## Start
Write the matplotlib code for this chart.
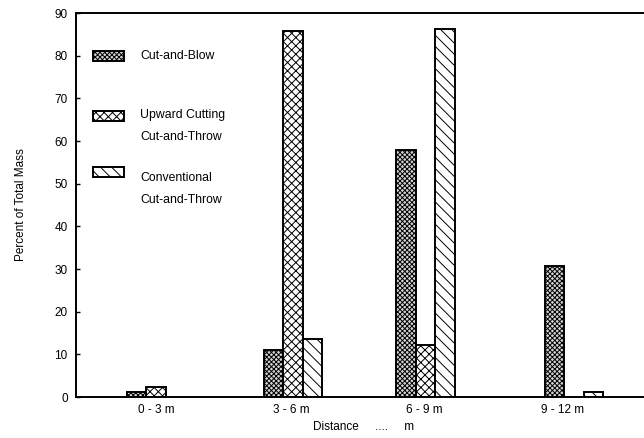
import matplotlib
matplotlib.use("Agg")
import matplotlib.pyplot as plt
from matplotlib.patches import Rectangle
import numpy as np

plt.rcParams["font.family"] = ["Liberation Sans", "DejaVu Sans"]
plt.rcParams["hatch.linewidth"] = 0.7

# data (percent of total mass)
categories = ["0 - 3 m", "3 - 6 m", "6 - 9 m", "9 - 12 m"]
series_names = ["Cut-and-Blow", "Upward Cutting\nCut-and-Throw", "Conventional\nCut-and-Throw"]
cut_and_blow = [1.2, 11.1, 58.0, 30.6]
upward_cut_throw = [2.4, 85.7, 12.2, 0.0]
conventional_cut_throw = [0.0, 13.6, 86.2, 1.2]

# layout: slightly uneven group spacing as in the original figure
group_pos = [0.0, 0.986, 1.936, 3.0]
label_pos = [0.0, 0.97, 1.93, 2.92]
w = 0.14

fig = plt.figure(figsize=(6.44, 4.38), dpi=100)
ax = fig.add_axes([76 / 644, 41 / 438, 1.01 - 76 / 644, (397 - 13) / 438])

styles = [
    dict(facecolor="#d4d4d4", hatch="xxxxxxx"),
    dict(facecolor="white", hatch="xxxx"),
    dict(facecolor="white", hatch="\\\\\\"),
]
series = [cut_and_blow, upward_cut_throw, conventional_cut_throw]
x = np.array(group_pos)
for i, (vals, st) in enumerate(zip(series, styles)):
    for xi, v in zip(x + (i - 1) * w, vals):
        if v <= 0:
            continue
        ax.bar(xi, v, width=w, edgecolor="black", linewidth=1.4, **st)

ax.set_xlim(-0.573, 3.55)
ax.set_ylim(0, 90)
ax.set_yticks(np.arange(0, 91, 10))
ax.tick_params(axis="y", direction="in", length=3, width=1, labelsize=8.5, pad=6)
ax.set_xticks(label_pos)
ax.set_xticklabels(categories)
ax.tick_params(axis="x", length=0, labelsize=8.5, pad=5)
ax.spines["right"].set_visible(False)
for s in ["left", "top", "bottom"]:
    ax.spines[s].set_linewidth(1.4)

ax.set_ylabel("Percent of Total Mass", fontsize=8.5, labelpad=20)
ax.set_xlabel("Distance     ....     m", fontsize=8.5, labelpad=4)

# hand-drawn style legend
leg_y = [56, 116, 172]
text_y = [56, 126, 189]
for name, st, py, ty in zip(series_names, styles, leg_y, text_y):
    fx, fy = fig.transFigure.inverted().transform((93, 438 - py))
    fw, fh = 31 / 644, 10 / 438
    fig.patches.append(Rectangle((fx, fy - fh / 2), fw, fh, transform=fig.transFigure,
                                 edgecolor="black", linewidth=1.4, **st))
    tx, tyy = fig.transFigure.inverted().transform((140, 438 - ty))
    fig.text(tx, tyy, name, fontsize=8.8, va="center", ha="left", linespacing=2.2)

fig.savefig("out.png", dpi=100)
## End
## Start
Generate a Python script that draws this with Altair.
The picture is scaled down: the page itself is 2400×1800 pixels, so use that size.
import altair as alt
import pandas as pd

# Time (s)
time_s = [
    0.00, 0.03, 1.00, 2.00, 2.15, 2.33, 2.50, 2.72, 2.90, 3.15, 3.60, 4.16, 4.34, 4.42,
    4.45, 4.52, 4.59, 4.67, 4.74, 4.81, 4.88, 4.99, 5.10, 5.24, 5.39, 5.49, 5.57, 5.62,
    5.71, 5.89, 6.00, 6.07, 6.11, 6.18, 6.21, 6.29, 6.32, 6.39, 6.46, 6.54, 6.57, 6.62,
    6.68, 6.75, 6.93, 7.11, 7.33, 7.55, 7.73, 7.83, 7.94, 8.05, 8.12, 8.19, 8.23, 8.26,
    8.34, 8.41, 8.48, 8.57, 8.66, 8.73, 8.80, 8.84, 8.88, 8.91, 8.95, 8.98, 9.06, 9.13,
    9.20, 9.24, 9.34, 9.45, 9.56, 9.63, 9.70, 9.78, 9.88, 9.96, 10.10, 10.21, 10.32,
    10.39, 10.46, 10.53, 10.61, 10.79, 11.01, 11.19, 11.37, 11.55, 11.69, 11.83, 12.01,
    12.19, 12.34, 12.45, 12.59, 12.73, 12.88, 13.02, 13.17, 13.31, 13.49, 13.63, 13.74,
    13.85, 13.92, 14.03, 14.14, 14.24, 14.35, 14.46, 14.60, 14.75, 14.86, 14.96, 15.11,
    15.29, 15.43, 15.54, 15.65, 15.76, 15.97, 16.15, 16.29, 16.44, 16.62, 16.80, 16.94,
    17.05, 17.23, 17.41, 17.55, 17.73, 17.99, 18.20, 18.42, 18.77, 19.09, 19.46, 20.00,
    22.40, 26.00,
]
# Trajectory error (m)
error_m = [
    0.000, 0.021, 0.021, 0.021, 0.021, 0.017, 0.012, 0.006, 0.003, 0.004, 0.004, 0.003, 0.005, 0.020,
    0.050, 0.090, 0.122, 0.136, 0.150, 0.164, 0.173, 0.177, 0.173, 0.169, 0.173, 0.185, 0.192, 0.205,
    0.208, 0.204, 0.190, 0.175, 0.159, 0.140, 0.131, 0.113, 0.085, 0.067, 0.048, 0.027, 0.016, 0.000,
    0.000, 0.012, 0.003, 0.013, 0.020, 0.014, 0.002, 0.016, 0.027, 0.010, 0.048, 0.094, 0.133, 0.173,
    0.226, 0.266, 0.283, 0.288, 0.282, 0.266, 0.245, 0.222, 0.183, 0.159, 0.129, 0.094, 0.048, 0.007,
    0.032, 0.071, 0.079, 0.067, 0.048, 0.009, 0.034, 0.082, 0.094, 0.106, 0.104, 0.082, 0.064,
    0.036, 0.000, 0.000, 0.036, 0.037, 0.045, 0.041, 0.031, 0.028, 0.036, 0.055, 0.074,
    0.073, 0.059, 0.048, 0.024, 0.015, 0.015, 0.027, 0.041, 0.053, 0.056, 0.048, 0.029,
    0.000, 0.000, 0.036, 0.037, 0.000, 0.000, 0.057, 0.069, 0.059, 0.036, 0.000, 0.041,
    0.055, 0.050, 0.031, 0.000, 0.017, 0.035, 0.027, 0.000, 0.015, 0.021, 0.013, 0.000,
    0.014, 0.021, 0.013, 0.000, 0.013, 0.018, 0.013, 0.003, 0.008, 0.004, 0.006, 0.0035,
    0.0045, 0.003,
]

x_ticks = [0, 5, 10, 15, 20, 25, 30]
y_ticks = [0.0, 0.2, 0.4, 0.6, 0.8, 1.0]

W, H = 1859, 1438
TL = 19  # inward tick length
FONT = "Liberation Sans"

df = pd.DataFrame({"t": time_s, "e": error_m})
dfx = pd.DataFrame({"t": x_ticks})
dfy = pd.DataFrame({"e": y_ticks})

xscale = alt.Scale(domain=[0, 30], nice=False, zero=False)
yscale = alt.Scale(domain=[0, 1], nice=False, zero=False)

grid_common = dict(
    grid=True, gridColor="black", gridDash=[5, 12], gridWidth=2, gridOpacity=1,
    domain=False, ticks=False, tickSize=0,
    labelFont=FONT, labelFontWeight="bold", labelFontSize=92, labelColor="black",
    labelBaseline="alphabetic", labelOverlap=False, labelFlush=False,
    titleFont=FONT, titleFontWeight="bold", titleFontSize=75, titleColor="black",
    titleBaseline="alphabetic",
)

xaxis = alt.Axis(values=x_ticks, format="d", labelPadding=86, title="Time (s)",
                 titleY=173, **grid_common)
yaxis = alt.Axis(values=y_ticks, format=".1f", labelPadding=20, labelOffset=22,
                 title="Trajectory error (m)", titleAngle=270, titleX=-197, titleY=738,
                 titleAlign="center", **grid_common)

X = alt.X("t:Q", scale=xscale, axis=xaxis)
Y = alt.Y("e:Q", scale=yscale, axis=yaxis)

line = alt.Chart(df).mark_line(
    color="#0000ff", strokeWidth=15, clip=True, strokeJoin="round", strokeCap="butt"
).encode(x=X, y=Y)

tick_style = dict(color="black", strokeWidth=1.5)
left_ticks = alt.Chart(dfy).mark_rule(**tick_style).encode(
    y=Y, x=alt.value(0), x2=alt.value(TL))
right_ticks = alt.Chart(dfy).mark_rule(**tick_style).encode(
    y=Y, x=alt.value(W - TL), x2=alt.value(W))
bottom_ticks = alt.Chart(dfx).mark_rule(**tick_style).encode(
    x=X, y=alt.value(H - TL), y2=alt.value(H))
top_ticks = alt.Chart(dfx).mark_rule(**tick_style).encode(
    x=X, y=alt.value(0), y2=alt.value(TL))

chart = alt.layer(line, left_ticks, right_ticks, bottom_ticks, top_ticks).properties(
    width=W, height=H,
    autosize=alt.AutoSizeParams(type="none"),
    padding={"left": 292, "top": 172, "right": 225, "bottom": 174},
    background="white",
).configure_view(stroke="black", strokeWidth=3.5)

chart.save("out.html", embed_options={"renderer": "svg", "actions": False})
## End
## Start
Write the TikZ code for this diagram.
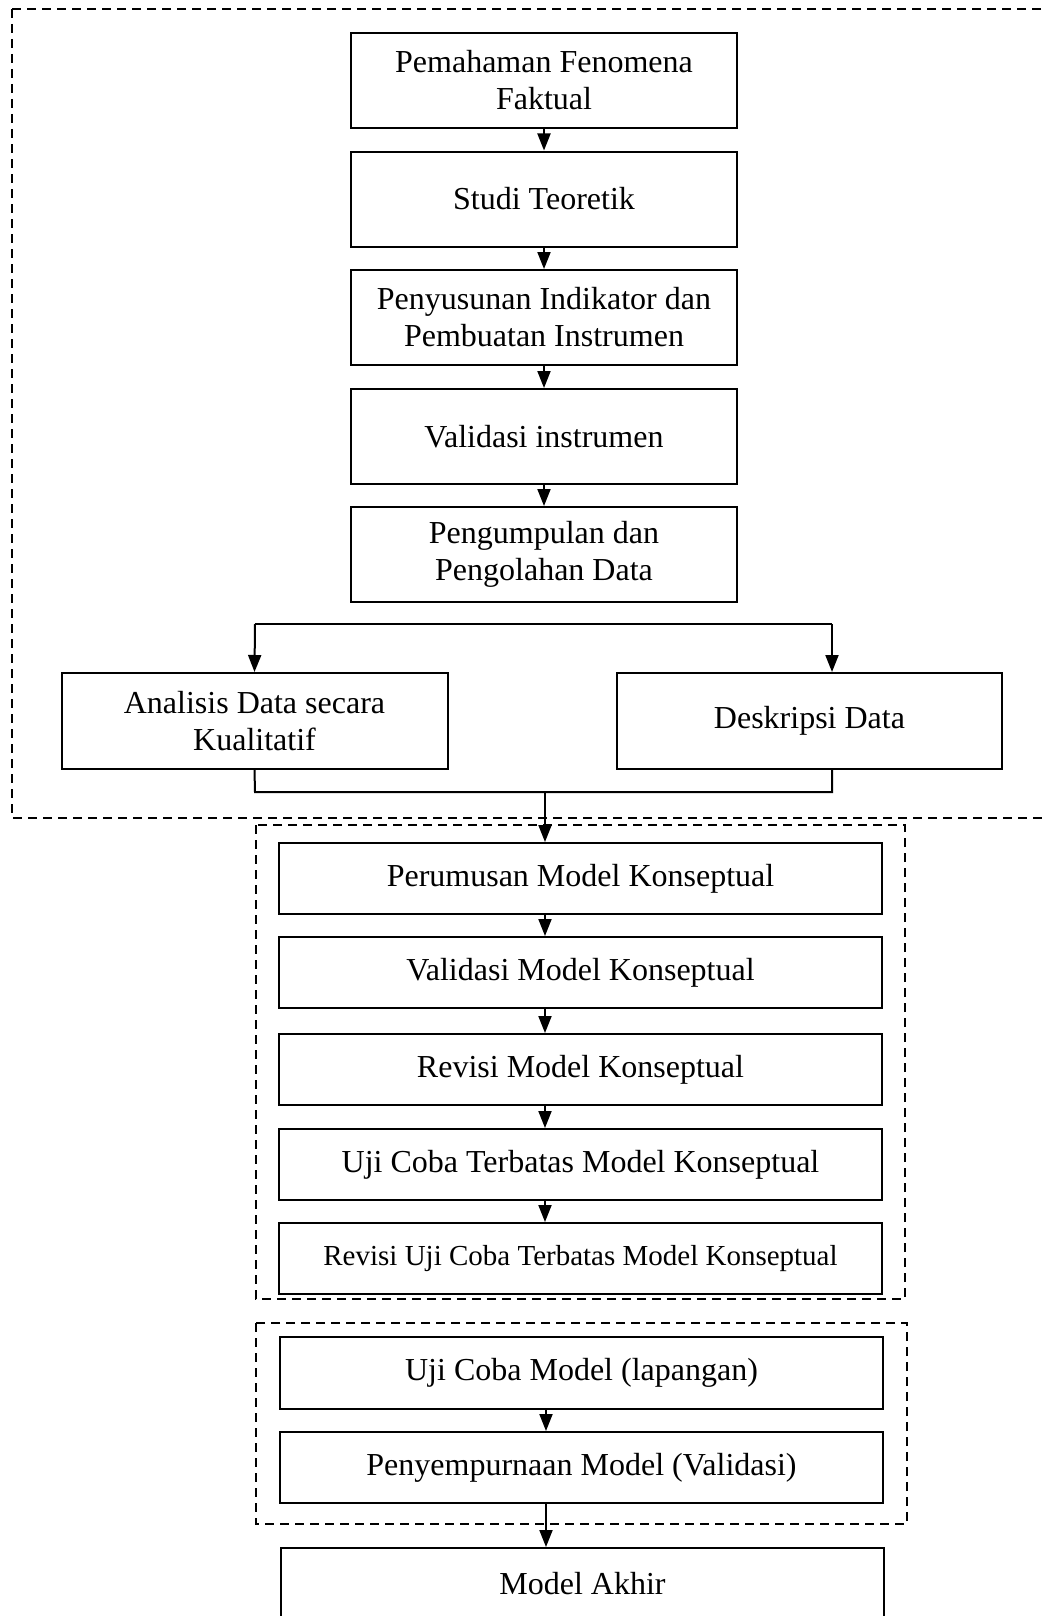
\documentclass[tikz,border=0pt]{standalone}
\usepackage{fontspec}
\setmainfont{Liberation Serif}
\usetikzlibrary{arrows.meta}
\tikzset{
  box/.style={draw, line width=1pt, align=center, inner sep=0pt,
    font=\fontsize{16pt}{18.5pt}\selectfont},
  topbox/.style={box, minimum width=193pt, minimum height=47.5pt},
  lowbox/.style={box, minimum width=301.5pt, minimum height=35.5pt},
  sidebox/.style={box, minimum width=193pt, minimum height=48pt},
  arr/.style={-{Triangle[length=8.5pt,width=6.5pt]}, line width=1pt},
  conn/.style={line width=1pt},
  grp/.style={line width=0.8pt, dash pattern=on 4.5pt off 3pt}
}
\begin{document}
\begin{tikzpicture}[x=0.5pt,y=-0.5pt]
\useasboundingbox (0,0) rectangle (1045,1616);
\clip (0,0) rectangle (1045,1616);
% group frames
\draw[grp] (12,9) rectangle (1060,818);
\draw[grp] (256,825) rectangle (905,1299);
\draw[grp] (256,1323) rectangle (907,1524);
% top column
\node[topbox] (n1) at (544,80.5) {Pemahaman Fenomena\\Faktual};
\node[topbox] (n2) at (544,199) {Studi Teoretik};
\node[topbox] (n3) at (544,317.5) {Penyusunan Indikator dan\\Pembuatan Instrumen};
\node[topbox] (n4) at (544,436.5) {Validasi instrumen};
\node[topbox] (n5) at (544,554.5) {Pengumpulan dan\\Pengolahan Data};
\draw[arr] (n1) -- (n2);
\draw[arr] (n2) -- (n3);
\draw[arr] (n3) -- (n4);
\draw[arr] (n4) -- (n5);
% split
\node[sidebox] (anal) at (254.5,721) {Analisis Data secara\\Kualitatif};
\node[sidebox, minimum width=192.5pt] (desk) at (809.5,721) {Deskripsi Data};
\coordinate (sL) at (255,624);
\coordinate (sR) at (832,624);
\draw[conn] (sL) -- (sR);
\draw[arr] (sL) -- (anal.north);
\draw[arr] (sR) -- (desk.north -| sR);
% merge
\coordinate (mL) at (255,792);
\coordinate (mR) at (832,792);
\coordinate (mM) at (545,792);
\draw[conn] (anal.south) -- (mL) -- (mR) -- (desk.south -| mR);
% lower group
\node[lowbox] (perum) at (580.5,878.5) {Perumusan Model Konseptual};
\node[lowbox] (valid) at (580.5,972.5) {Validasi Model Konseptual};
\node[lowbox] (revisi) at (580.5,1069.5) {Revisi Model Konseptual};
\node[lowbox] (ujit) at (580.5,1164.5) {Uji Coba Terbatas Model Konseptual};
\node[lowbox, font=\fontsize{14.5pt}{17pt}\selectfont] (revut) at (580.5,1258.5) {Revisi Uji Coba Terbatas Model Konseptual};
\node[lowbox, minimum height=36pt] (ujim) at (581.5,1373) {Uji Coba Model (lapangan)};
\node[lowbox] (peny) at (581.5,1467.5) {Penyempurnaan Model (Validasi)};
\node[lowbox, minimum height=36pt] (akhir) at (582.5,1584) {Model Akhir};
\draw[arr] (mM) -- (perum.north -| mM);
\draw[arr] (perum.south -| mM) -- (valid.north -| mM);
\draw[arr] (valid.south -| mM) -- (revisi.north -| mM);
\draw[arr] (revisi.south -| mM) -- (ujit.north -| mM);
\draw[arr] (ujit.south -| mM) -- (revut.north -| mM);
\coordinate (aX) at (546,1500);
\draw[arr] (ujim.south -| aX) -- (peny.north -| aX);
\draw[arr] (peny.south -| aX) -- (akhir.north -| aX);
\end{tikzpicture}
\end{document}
## End
(Task to carry out):
This exercise asks for the lines from the line with "The picture is" to the line with "import pandas as pd", both lines included, set down exactly and with nothing else.

(Response for this exercise):
The picture is scaled down: the page itself is 2400×1800 pixels, so use that size.
import altair as alt
import pandas as pd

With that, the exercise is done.